We see no reason why a court exercising both equitable and common-law jurisdiction, and directed to render such relief in its judgment as would give the party all the relief to which he might be entitled, either in law or equity, should not apply the principle above set forth in determining the damages accruing on any form of bond in the same suit in which the bond was given, unless there is some good reason or express statute to the contrary. We hold, therefore, that the trial court has jurisdiction, in its discretion, to assess the damages of appellant in this proceeding and to render judgment on the bond for such damages, or to relegate the appellant to a separate action on the bond.

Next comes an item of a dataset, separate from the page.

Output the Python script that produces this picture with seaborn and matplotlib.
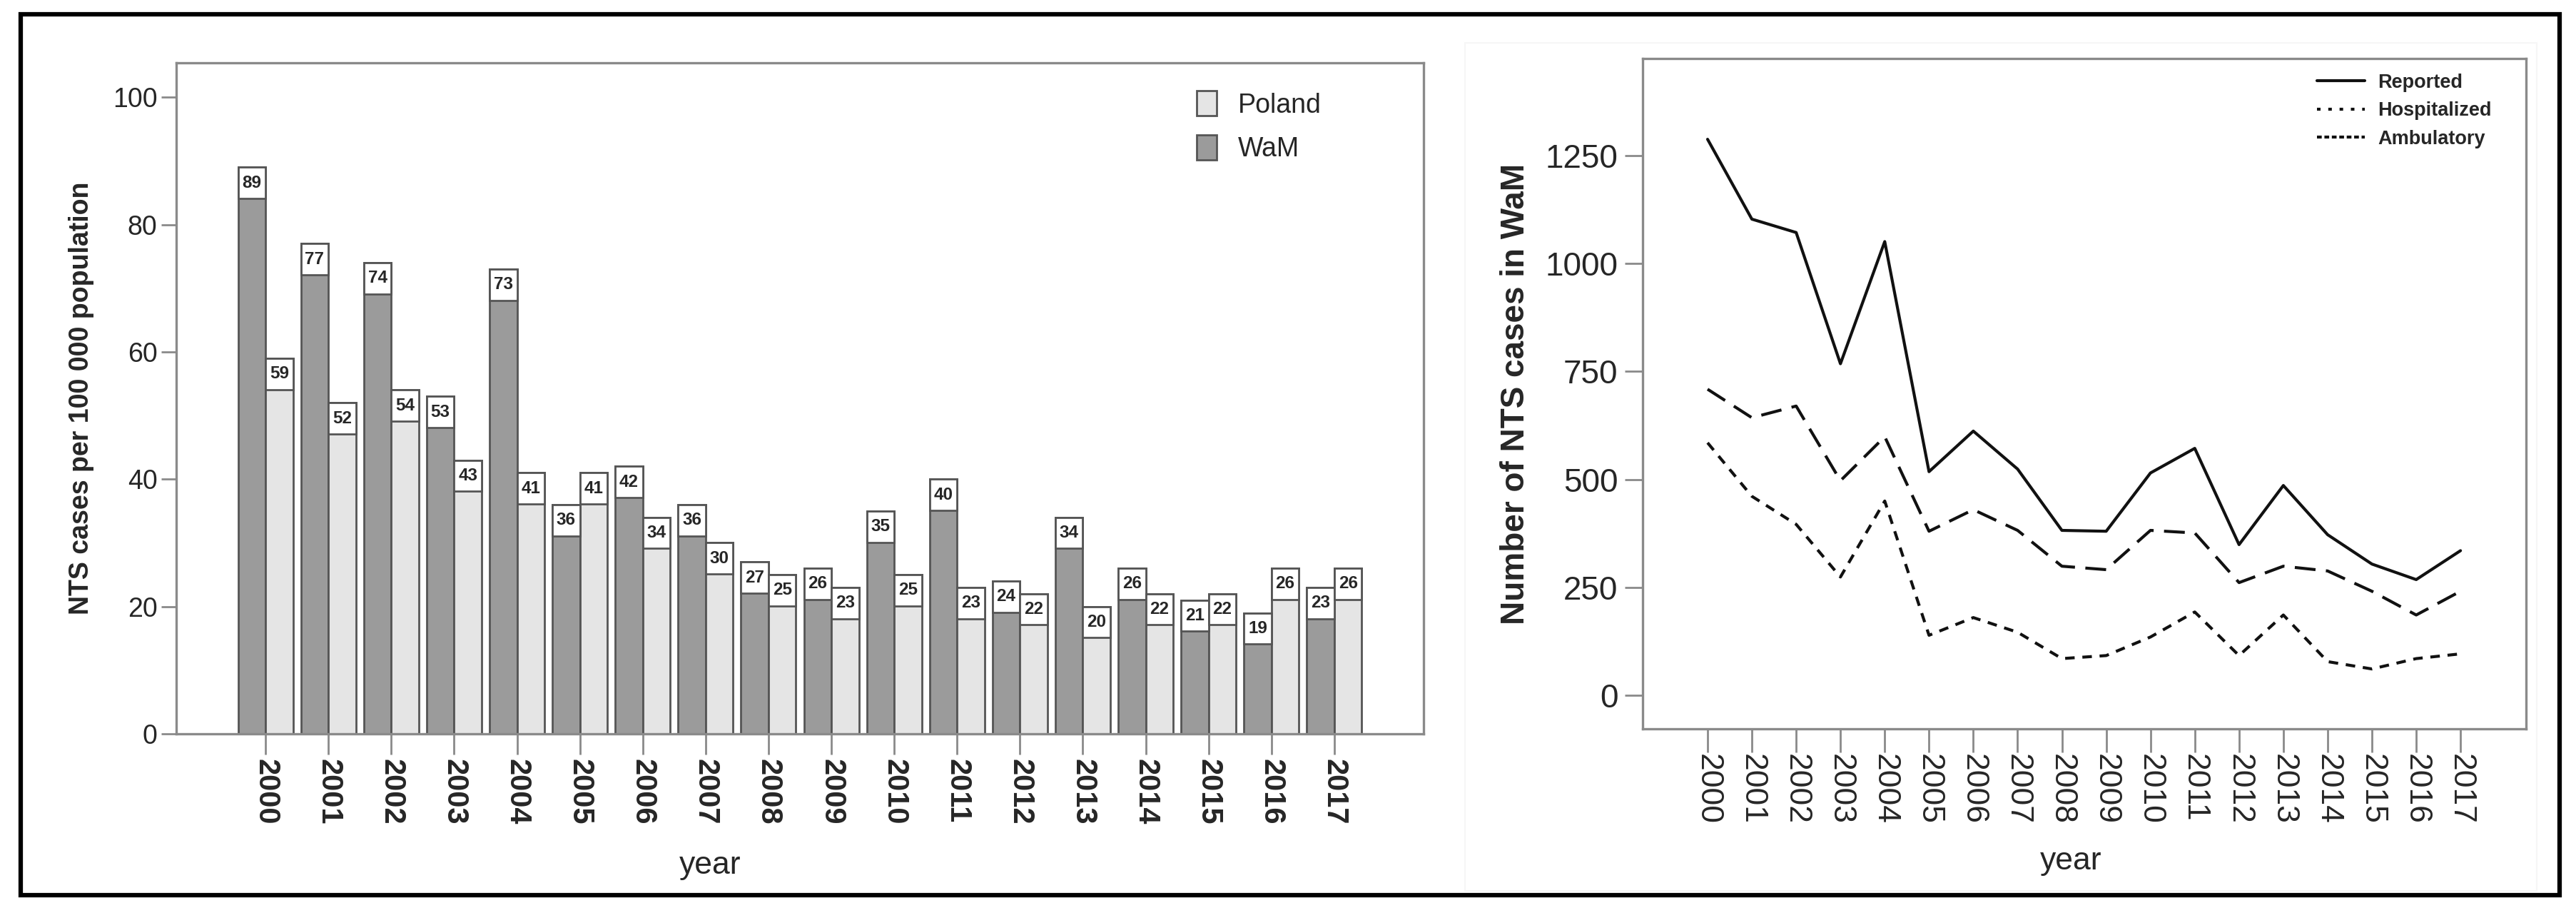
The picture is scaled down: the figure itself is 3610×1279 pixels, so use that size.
import matplotlib
matplotlib.use("Agg")
import matplotlib.pyplot as plt
import numpy as np
import pandas as pd
import seaborn as sns
from matplotlib import font_manager
from matplotlib.lines import Line2D
from matplotlib.patches import Patch, Rectangle

years = [2000, 2001, 2002, 2003, 2004, 2005, 2006, 2007, 2008,
         2009, 2010, 2011, 2012, 2013, 2014, 2015, 2016, 2017]

# incidence per 100 000 population
wam_rate = [89, 77, 74, 53, 73, 36, 42, 36, 27, 26, 35, 40, 24, 34, 26, 21, 19, 23]
poland_rate = [59, 52, 54, 43, 41, 41, 34, 30, 25, 23, 25, 23, 22, 20, 22, 22, 26, 26]

# number of NTS cases in WaM
reported = [1288, 1103, 1072, 768, 1051, 518, 612, 524, 382, 380, 515, 572, 349, 486, 372, 304, 268, 335]
hospitalized = [709, 643, 670, 497, 599, 380, 430, 382, 299, 291, 382, 376, 261, 299, 288, 241, 186, 241]
ambulatory = [585, 461, 396, 274, 450, 139, 180, 146, 85, 92, 135, 193, 92, 186, 78, 61, 85, 96]

W, H = 3610, 1279
DPI = 100

sns.set_style("white")
plt.rcParams["font.family"] = ["Liberation Sans", "DejaVu Sans"]


def has_font(name):
    try:
        font_manager.findfont(font_manager.FontProperties(family=name), fallback_to_default=False)
        return True
    except ValueError:
        return False


HAS_NARROW = has_font("Liberation Sans Narrow")
NARROW = ["Liberation Sans Narrow", "Liberation Sans"] if HAS_NARROW else ["Liberation Sans"]

SPINE = "#8a8a8a"
EDGE = "#555555"


def style_axes(ax, tick_len_x, tick_len_y):
    for sp in ax.spines.values():
        sp.set_visible(True)
        sp.set_color(SPINE)
        sp.set_linewidth(2.4)
    ax.tick_params(axis="x", length=tick_len_x, width=2, color=SPINE, direction="out", bottom=True)
    ax.tick_params(axis="y", length=tick_len_y, width=2, color=SPINE, direction="out", left=True)


def plot_rates(ax):
    df = pd.DataFrame({
        "year": [str(y) for y in years] * 2,
        "rate": wam_rate + poland_rate,
        "region": ["WaM"] * len(years) + ["Poland"] * len(years),
    })
    palette = {"WaM": "#9b9b9b", "Poland": "#e5e5e5"}
    sns.barplot(data=df, x="year", y="rate", hue="region", hue_order=["WaM", "Poland"],
                palette=palette, saturation=1, width=0.875, edgecolor=EDGE,
                linewidth=2, legend=False, ax=ax)

    box_h = 4.9
    for container in ax.containers:
        for bar in container:
            x, w, h = bar.get_x(), bar.get_width(), bar.get_height()
            ax.add_patch(Rectangle((x, h - box_h), w, box_h, facecolor="white",
                                   edgecolor=EDGE, linewidth=2, zorder=3))
            ax.text(x + w / 2, h - box_h / 2, f"{h:.0f}", ha="center", va="center",
                    fontsize=19 if HAS_NARROW else 17.5, fontweight="bold", zorder=4,
                    family=NARROW)

    ax.set_xlim(-1.42, 18.42)
    ax.set_ylim(0, 105.4)
    ax.set_yticks([0, 20, 40, 60, 80, 100])
    style_axes(ax, 21, 15)
    ax.tick_params(axis="y", labelsize=27, pad=4)
    ax.tick_params(axis="x", labelsize=30, pad=4)
    for lbl in ax.get_xticklabels():
        lbl.set_rotation(-90)
        lbl.set_fontweight("bold")

    ax.set_ylabel("NTS cases per 100 000 population", fontsize=27, fontweight="bold")
    ax.yaxis.set_label_coords(-0.066, 0.5)
    ax.set_xlabel("year", fontsize=32)
    ax.xaxis.set_label_coords(0.428, -0.174)

    handles = [Patch(facecolor=palette["Poland"], edgecolor=EDGE, linewidth=2, label="Poland"),
               Patch(facecolor=palette["WaM"], edgecolor=EDGE, linewidth=2, label="WaM")]
    ax.legend(handles=handles, loc="upper left", bbox_to_anchor=(0.818, 0.958), frameon=False,
              fontsize=27, handlelength=0.75, handleheight=1.05, handletextpad=0.8,
              labelspacing=0.62, borderpad=0, borderaxespad=0)


def plot_cases(ax):
    df = pd.DataFrame({
        "year": years * 3,
        "cases": reported + hospitalized + ambulatory,
        "series": ["Reported"] * len(years) + ["Hospitalized"] * len(years) + ["Ambulatory"] * len(years),
    })
    dashes = {"Reported": "", "Hospitalized": (7, 3.5), "Ambulatory": (3.2, 2.6)}
    sns.lineplot(data=df, x="year", y="cases", style="series", dashes=dashes,
                 color="#111111", linewidth=3, legend=False, ax=ax)

    ax.set_xlim(years[0] - 1.466, years[-1] + 1.48)
    ax.set_ylim(-77.7, 1475)
    ax.set_xticks(years)
    ax.set_xticklabels([str(y) for y in years], rotation=-90)
    ax.set_yticks([0, 250, 500, 750, 1000, 1250])
    style_axes(ax, 24, 18)
    ax.tick_params(axis="y", labelsize=33, pad=7)
    ax.tick_params(axis="x", labelsize=32, pad=1)

    ax.set_ylabel("Number of NTS cases in WaM", fontsize=38 if HAS_NARROW else 33,
                  fontweight="bold", family=NARROW)
    ax.yaxis.set_label_coords(-0.126, 0.5)
    ax.set_xlabel("year", fontsize=32)
    ax.xaxis.set_label_coords(0.485, -0.176)

    handles = [Line2D([], [], color="#111111", lw=3, label="Reported"),
               Line2D([], [], color="#111111", lw=3, dashes=(1.2, 2.6), label="Hospitalized"),
               Line2D([], [], color="#111111", lw=3, dashes=(1.6, 0.9), label="Ambulatory")]
    ax.legend(handles=handles, loc="upper left", bbox_to_anchor=(0.763, 0.978), frameon=False,
              prop={"size": 21 if HAS_NARROW else 19.5, "weight": "bold", "family": NARROW},
              handlelength=2.5, handletextpad=0.65,
              labelspacing=0.5, borderpad=0, borderaxespad=0)


fig = plt.figure(figsize=(W / DPI, H / DPI), dpi=DPI)
ax1 = fig.add_axes([247 / W, 1 - 1028 / H, (1995 - 247) / W, (1028 - 88) / H])
ax2 = fig.add_axes([2302 / W, 1 - 1021 / H, (3540 - 2302) / W, (1021 - 82) / H])

plot_rates(ax1)
plot_cases(ax2)

# faint panel box of the right figure and outer frame
fig.add_artist(Rectangle((2053 / W, 1 - 1248 / H), (3555 - 2053) / W, (1248 - 60) / H,
                         transform=fig.transFigure, fill=False, edgecolor="#f6f6f6", linewidth=1.5))
fig.add_artist(Rectangle((29 / W, 1 - 1254 / H), (3587 - 29) / W, (1254 - 20) / H,
                         transform=fig.transFigure, fill=False, edgecolor="black", linewidth=4.5))

fig.savefig("out.png", dpi=DPI, facecolor="white")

Which course did the court follow? The judgment rendered in 1928 specifically stated that appellant was entitled to judgment against appellee for such damages as it had sustained by reason of the action, but did not fix their amount, and provided "the amount of which said damages shall be determined in and by an appropriate action or proceeding." It is the contention of appellant that this "appropriate action or proceeding" means supplemental proceedings in the original action, such as it attempted to institute by its petition to assess damages. It is the position of appellee that it refers to an independent suit. While the question is not without difficulty, we are of the opinion that the most natural construction to be placed on the language of the judgment is that the court intended the amount of the damages to be assessed by an independent and separate proceeding. This construction is borne out by the fact that this is the usual manner in which the penalty of a bond is recovered, and the further fact that the court denied appellant's motion to assess the damages in the present action. In addition thereto, a contrary holding would raise many serious questions in regard to the nature and finality of the judgment. Since the matter was discretionary, we cannot say that the court erred in overruling the motion, and the order appealed from is therefore affirmed.
ROSS, C.J., and McALISTER, J., concur.